Battle over ‘redevelopment lite’ goes down to wire

(Ed’s Note: This story originally appeared in California City News, a content partner of Capitol Weekly. It can be seen here.)


While cash-strapped cities in California are taking the fight for disputed redevelopment funds to the mat, a bill that could revive the lifeless program is still floating through the final weeks of the legislative session.


Senate Leader Darrell Steinberg’s SB 1 would create entities called the Sustainable Community Investment Authorities to redevelop property to create more efficient transit areas. The legislation modifies Steinberg’s earlier bill SB 1156, which Gov. Brown vetoed last year. At the time, Brown said he wanted to “take a constructive look at the idea,” but said he wanted to wait until “the winding down of redevelopment is complete.”


For Steinberg, with the session set to end Sept. 13, that time has come.


“The bill was vetoed last year in large part because of the fact that the controversy around enforceable obligation when we ended redevelopment was still ever present between the cities and the state, and specifically the Department of Finance,” Steinberg said during an Aug. 14 Assembly hearing.


“There is a big void without redevelopment,” he added. “I think we all recognize that.”


But it remains uncertain whether or not Gov. Brown recognizes that.


Beyond the existing conflicts that complicate the issue, Brown made it clear last year that he believed it was too soon after the dissolution of redevelopment to restart the program. It’s still unclear whether the changes Steinberg has made to redevelopment agencies — the Sustainable Community Investment Authorities in his new bill — are sufficient to overcome the administration’s resistance.


According to Steinberg spokesman Mark Hedlund, the new bill presents redevelopment efforts in a more limited scope than earlier legislation. The focus is to give local governments an incentive only to develop projects that will reduce greenhouse gas emissions in the long term by reducing traffic and car trips and creating walkable urban transit areas. Hedlund added that communities that are still disputing past redevelopment funding would not be eligible to receive the funding from sustainable community investment authorities.

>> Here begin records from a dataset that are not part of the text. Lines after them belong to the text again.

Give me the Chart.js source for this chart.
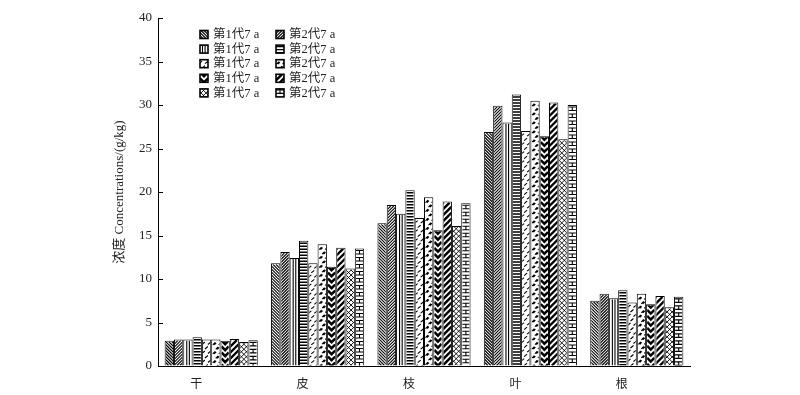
<!DOCTYPE html>
<html>
<head>
<meta charset="utf-8">
<script src="https://cdn.jsdelivr.net/npm/chart.js@4"></script>
<style>
  body { margin: 0; background: #fff; }
  #wrap { width: 800px; height: 395px; }
</style>
</head>
<body>
<div id="wrap"><canvas id="chart" width="800" height="395"></canvas></div>
<script>
// 部位
const categories = ['干', '皮', '枝', '叶', '根'];
const seriesLabels = ['第1代7 a', '第2代7 a', '第1代7 a', '第2代7 a', '第1代7 a',
                      '第2代7 a', '第1代7 a', '第2代7 a', '第1代7 a', '第2代7 a'];

// 浓度 g/kg, order: 干 皮 枝 叶 根
const s1 = [2.9, 11.8, 16.4, 26.9, 7.5];
const s2 = [3.05, 13.1, 18.5, 29.9, 8.3];
const s3 = [3.05, 12.4, 17.5, 28.0, 7.8];
const s4 = [3.3, 14.4, 20.2, 31.2, 8.7];
const s5 = [3.05, 11.8, 17.0, 27.0, 7.3];
const s6 = [3.05, 14.0, 19.4, 30.5, 8.3];
const s7 = [2.9, 11.4, 15.6, 26.4, 7.1];
const s8 = [3.1, 13.6, 18.9, 30.3, 8.05];
const s9 = [2.75, 11.2, 16.1, 26.05, 6.75];
const s10 = [2.95, 13.5, 18.7, 30.0, 7.95];
const seriesValues = [s1, s2, s3, s4, s5, s6, s7, s8, s9, s10];

const serif = "'Liberation Serif', 'Noto Sans CJK SC', serif";

// fill patterns, drawn in a w x h box starting at 0,0
function line(ctx, x1, y1, x2, y2) {
    ctx.moveTo(x1, y1);
    ctx.lineTo(x2, y2);
}
const patterns = [
    // 1 dense backslash
    (ctx, w, h) => {
        ctx.lineWidth = 1.1; ctx.beginPath();
        for (let k = -h; k < w + 3; k += 3) line(ctx, k, 0, k + h, h);
        ctx.stroke();
    },
    // 2 dense slash
    (ctx, w, h) => {
        ctx.lineWidth = 1.1; ctx.beginPath();
        for (let k = 0; k < w + h + 3; k += 3) line(ctx, k, 0, k - h, h);
        ctx.stroke();
    },
    // 3 vertical
    (ctx, w, h) => {
        ctx.lineWidth = 1.1; ctx.beginPath();
        for (let x = 2.5; x < w - 1; x += 2.6) line(ctx, x, 0, x, h);
        ctx.stroke();
    },
    // 4 horizontal
    (ctx, w, h) => {
        ctx.lineWidth = 1.4; ctx.beginPath();
        for (let y = 1.5; y < h; y += 3) line(ctx, 0, y, w, y);
        ctx.stroke();
    },
    // 5 small dashes
    (ctx, w, h) => {
        ctx.lineWidth = 1.1; ctx.beginPath();
        for (let r = 0, y = 3; y < h + 3; r++, y += 4.5) {
            for (let x = (r % 2) * 3 - 1; x < w; x += 6) line(ctx, x, y + 1, x + 3, y - 1.5);
        }
        ctx.stroke();
    },
    // 6 small dashes (variant)
    (ctx, w, h) => {
        ctx.lineWidth = 1.1; ctx.beginPath();
        for (let r = 0, y = 3; y < h + 3; r++, y += 4.5) {
            for (let x = (r % 2) * 3 + 0.5; x < w; x += 6) {
                line(ctx, x, y + 1.5, x + 2.5, y - 1);
                line(ctx, x + 1.5, y + 1.5, x + 3.5, y - 0.5);
            }
        }
        ctx.stroke();
    },
    // 7 chevron
    (ctx, w, h) => {
        ctx.lineWidth = 2.5; ctx.beginPath();
        for (let y = -w; y < h + 2; y += 6) {
            ctx.moveTo(0, y);
            ctx.lineTo(w / 2, y + w / 2);
            ctx.lineTo(w, y);
        }
        ctx.stroke();
    },
    // 8 thick slash
    (ctx, w, h) => {
        ctx.lineWidth = 2.4; ctx.beginPath();
        for (let k = 0; k < w + h + 6; k += 6) line(ctx, k, 0, k - h, h);
        ctx.stroke();
    },
    // 9 lattice
    (ctx, w, h) => {
        ctx.lineWidth = 0.9; ctx.beginPath();
        for (let k = -h; k < w + 5; k += 5) line(ctx, k, 0, k + h, h);
        for (let k = 0; k < w + h + 5; k += 5) line(ctx, k, 0, k - h, h);
        ctx.stroke();
    },
    // 10 brick
    (ctx, w, h) => {
        ctx.lineWidth = 1.1; ctx.beginPath();
        for (let r = 0, y = 1; y < h; r++, y += 3.5) {
            line(ctx, 0, y, w, y);
            if (r % 2 === 0) line(ctx, w / 2, y, w / 2, y + 3.5);
        }
        ctx.stroke();
    }
];

// Патерны внутри столбиков
const barPatterns = {
    id: 'barPatterns',
    afterDatasetsDraw(chart) {
        const ctx = chart.ctx;
        chart.data.datasets.forEach((ds, i) => {
            const meta = chart.getDatasetMeta(i);
            meta.data.forEach(bar => {
                const p = bar.getProps(['x', 'y', 'base', 'width'], true);
                const left = p.x - p.width / 2;
                const top = Math.min(p.y, p.base);
                const h = Math.abs(p.base - p.y);
                ctx.save();
                ctx.beginPath();
                ctx.rect(left + 1, top + 1, p.width - 2, h - 1);
                ctx.clip();
                ctx.translate(left + 1, top + 1);
                ctx.strokeStyle = '#000';
                patterns[i](ctx, p.width - 2, h - 1);
                ctx.restore();
            });
        });
    }
};

// inward ticks on the y axis
const innerTicks = {
    id: 'innerTicks',
    afterDraw(chart) {
        const ctx = chart.ctx;
        const ys = chart.scales.y;
        ctx.save();
        ctx.strokeStyle = '#000';
        ctx.lineWidth = 1;
        ctx.beginPath();
        ys.ticks.forEach((t, i) => {
            const py = Math.round(ys.getPixelForTick(i)) + 0.5;
            ctx.moveTo(ys.right, py);
            ctx.lineTo(ys.right + 5, py);
        });
        ctx.stroke();
        ctx.restore();
    }
};

// two-column legend
const gridLegend = {
    id: 'gridLegend',
    afterDraw(chart) {
        const ctx = chart.ctx;
        ctx.save();
        ctx.font = '12.5px ' + serif;
        ctx.textBaseline = 'middle';
        ctx.fillStyle = '#222';
        chart.data.datasets.forEach((ds, i) => {
            const col = i % 2, row = Math.floor(i / 2);
            const bx = 200 + col * 76;
            const by = 34.5 + row * 14.6;
            ctx.save();
            ctx.fillStyle = '#fff';
            ctx.fillRect(bx, by - 4, 8, 8);
            ctx.beginPath();
            ctx.rect(bx, by - 4, 8, 8);
            ctx.clip();
            ctx.translate(bx, by - 4);
            ctx.strokeStyle = '#000';
            patterns[i](ctx, 8, 8);
            ctx.restore();
            ctx.strokeStyle = '#000';
            ctx.lineWidth = 1.6;
            ctx.strokeRect(bx, by - 4, 8, 8);
            ctx.fillText(ds.label, bx + 13, by + 0.5);
        });
        ctx.restore();
    }
};

const datasets = seriesValues.map((vals, i) => ({
    label: seriesLabels[i],
    data: vals,
    backgroundColor: '#fff',
    borderColor: '#000',
    borderWidth: 1,
    categoryPercentage: 0.875,
    barPercentage: 1.0
}));

new Chart(document.getElementById('chart').getContext('2d'), {
    type: 'bar',
    data: { labels: categories, datasets: datasets },
    options: {
        responsive: false,
        animation: false,
        devicePixelRatio: 1,
        layout: { padding: { left: 110, right: 110, top: 18, bottom: 0 } },
        plugins: {
            legend: { display: false },
            tooltip: { enabled: false }
        },
        scales: {
            x: {
                grid: { display: false },
                border: { display: true, color: '#000', width: 1 },
                ticks: {
                    color: '#222',
                    font: { family: "'Noto Sans CJK SC', sans-serif", size: 12 },
                    padding: 2,
                    labelOffset: -15
                },
                afterFit: s => { s.height = 29; }
            },
            y: {
                min: 0,
                max: 40,
                grid: { drawOnChartArea: false, drawTicks: false },
                border: { display: true, color: '#000', width: 1 },
                ticks: {
                    stepSize: 5,
                    color: '#222',
                    font: { family: serif, size: 13 },
                    padding: 6
                },
                title: {
                    display: true,
                    text: '浓度 Concentrations/(g/kg)',
                    color: '#222',
                    font: { family: serif, size: 13 },
                    padding: 2
                },
                afterFit: s => { s.width = 48; }
            }
        }
    },
    plugins: [barPatterns, innerTicks, gridLegend]
});
</script>
</body>
</html>
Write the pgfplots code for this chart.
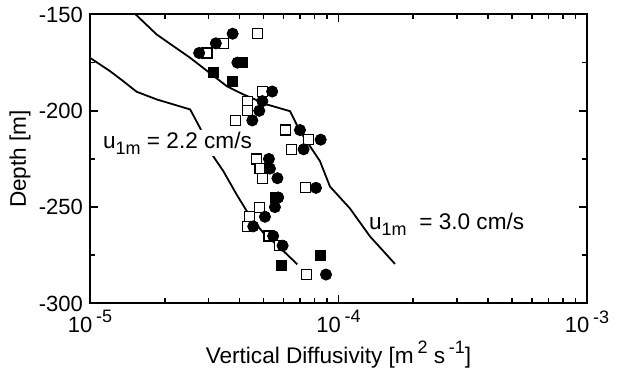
\documentclass[border=0pt]{standalone}
\usepackage{fontspec}
\setmainfont{Liberation Sans}
\usepackage{pgfplots}
\pgfplotsset{compat=1.18}
\newcommand{\sub}[1]{\raisebox{-0.45ex}{\fontsize{9}{9}\selectfont #1}}
\newcommand{\tsup}[1]{\,\raisebox{0.85ex}{\fontsize{9}{9}\selectfont #1}}
\begin{document}
\begin{tikzpicture}
\begin{axis}[
  scale only axis, width=248.5pt, height=144.5pt,
  xmode=log, xmin=1e-5, xmax=1e-3, ymin=-300, ymax=-150,
  xtick={1e-5,1e-4,1e-3},
  xticklabels={10\tsup{-5},10\tsup{-4},10\tsup{-3}},
  ytick={-300,-250,-200,-150},
  yticklabels={-300,-250,-200,-150},
  minor ytick={-275,-225,-175},
  tick align=inside,
  major tick length=4pt, minor tick length=2.5pt,
  axis line style={line width=1pt},
  tick style={black, line width=0.8pt},
  tick label style={font=\fontsize{11}{13}\selectfont},
  label style={font=\fontsize{11.3}{13}\selectfont},
  xlabel={Vertical Diffusivity [m\tsup{2} s\tsup{-1}]},
  ylabel={Depth [m]},
  xlabel style={at={(rel axis cs:0.5,0)}, anchor=center, yshift=-25.5pt},
  ylabel style={at={(rel axis cs:0,0.5)}, anchor=center, yshift=35pt},
]
% model curves
\addplot[black, line width=0.9pt] coordinates {
 (1.0e-5,-172.5) (1.203e-5,-179.4) (1.36e-5,-184.6) (1.54e-5,-190.1)
 (1.855e-5,-194.1) (2.53e-5,-199.3) (2.77e-5,-208.8) (3.13e-5,-223.5)
 (3.44e-5,-231.3) (3.89e-5,-243.4) (4.40e-5,-254.7) (4.98e-5,-263.3)
 (5.82e-5,-271.1) (6.83e-5,-279.7)};
\addplot[black, line width=0.9pt] coordinates {
 (1.527e-5,-150) (1.855e-5,-160.4) (2.53e-5,-172.5) (3.55e-5,-187.2)
 (4.14e-5,-191.5) (5.14e-5,-196.7) (6.38e-5,-200.2) (7.0e-5,-210.6)
 (8.42e-5,-226.1) (9.24e-5,-239.3) (1.112e-4,-250.7) (1.339e-4,-265.2)
 (1.688e-4,-279.5)};
% open squares
\addplot[only marks, mark=square*, mark size=2.5pt, mark options={draw=black, fill=white, line width=0.6pt}] coordinates {
 (4.73e-5,-160) (3.44e-5,-165) (2.96e-5,-170) (4.94e-5,-190) (4.30e-5,-195)
 (4.30e-5,-200) (3.86e-5,-205) (6.12e-5,-210) (7.56e-5,-215) (6.46e-5,-220)
 (4.69e-5,-225) (4.83e-5,-230) (4.94e-5,-235) (7.36e-5,-240) (4.80e-5,-250)
 (4.40e-5,-255) (4.31e-5,-260) (5.25e-5,-265) (5.78e-5,-270) (7.45e-5,-285)};
% filled squares
\addplot[only marks, mark=square*, mark size=2.5pt, mark options={draw=black, fill=black}] coordinates {
 (4.10e-5,-175) (3.15e-5,-180) (3.75e-5,-185) (5.55e-5,-245) (8.42e-5,-275) (5.91e-5,-280)};
% filled circles
\addplot[only marks, mark=*, mark size=2.8pt, mark options={draw=black, fill=black}] coordinates {
 (3.75e-5,-160) (3.21e-5,-165) (2.75e-5,-170) (3.92e-5,-175) (5.41e-5,-190)
 (4.94e-5,-195) (4.80e-5,-200) (4.50e-5,-205) (7.00e-5,-210) (8.48e-5,-215)
 (7.24e-5,-220) (5.25e-5,-225) (5.30e-5,-230) (5.68e-5,-235) (8.12e-5,-240)
 (5.72e-5,-245) (5.55e-5,-250) (5.06e-5,-255) (4.54e-5,-260) (5.46e-5,-265)
 (5.96e-5,-270) (8.91e-5,-285)};
\node[fill=white, inner sep=1pt, font=\fontsize{11.3}{13}\selectfont] at (axis cs:2.25e-5,-216.9) {u\sub{1m} = 2.2 cm/s};
\node[inner sep=1pt, font=\fontsize{11.3}{13}\selectfont] at (axis cs:2.725e-4,-259) {u\sub{1m}\ \ = 3.0 cm/s};
\end{axis}
\path (current axis.south west) ++(-45pt,-32.5pt) rectangle ++(311.5pt,182pt);
\end{tikzpicture}
\end{document}
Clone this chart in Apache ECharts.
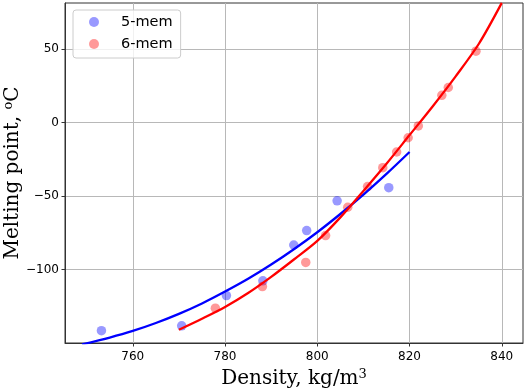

Steinberg’s office has worked with the California State Association of Counties (CSAC) on the bill as well to ensure the establishment of authorities includes local oversight.


“There is a membership requirement to the authorities, so it’s a joint agency authority so there are certainly some checks and balances as well,” said Jean Hurst, a legislative representative for CSAC. “From our perspective the financial impact is dramatic because instead of having revenue moved at the decision of somebody else, we now have a say in the project as well.”


But opponents believe the oversight outlined by the bill is not sufficient to keep the Sustainable Community Investment Authorities in check. While Steinberg’s office has presented the bill as a form of redevelopment that is far more limited in scope, John Gamper of the California Farm Bureau Federation argued that the redevelopment standards established by the bill are actually less narrow than the previous program because there is no requirement for blight.


“We believe that’s going to put a bull’s eye on farmers land because they’ll need to maximize the size of the increment to make it cancel out,” Gamper said. The amount of tax increment funding available under SB 1 would be far more limited than that which was available under redevelopment previously.


Meanwhile, supporters argue that although the bill does not include a specific definition of blight, the focus on transit areas makes it unlikely that agricultural land could be targeted.


“It’s pretty clear to us that the legislation is directed at urban infill development,” Hurst said. “Our take on it is that this is more about economic development in the urban cores as opposed to sort of unincorporated areas of California or more rural communities.”


Gamper’s opposition was along the lines of the ideological arguments presented by conservative opponents of the bill, that greedy local governments may overstep their bounds to reap the financial rewards of redevelopment and abuse eminent domain.


The California League of Cities, which represents the entities that benefited the most from redevelopment and are still fighting its dissolution, has yet to take a position on the bill.


Likewise, the administration has yet to take a position on Steinberg’s bill, according to spokesman H.D. Palmer.


“The establishment of additional or new economic development tools at the local level is premature until it’s clearly demonstrated that the local governments are complying with the winding down of redevelopment agencies,” he said.


Palmer added that the dissolution of redevelopment has saved the state over $4 billion so far. While the administration is motivated to reduce greenhouse gas emissions, it is uncertain whether they are willing to sacrifice those fiscal benefits.


Meanwhile, two other proposals in the Legislature likewise seek to change Brown’s mind about redevelopment.


Sen. Lois Wolk, D-Davis, is carrying SB 33, which focuses on infrastructure finance districts, while Assemblymember Luis Alejo, D-Watsonville, has authored AB 1080, which is similar to SB 1, but focuses on poverty and deterioration rather than transit areas as a standard for determining redevelopment areas.


According to Dan Carrigg, legislative director for the League, the League supports SB 33 and AB 1080.


“In an ideal world, we would hope the governor would sign a variety of bills,” Carrigg, said. “There’s a difference in where each tool be used that separates [the bills], we’re not against any specific tool.”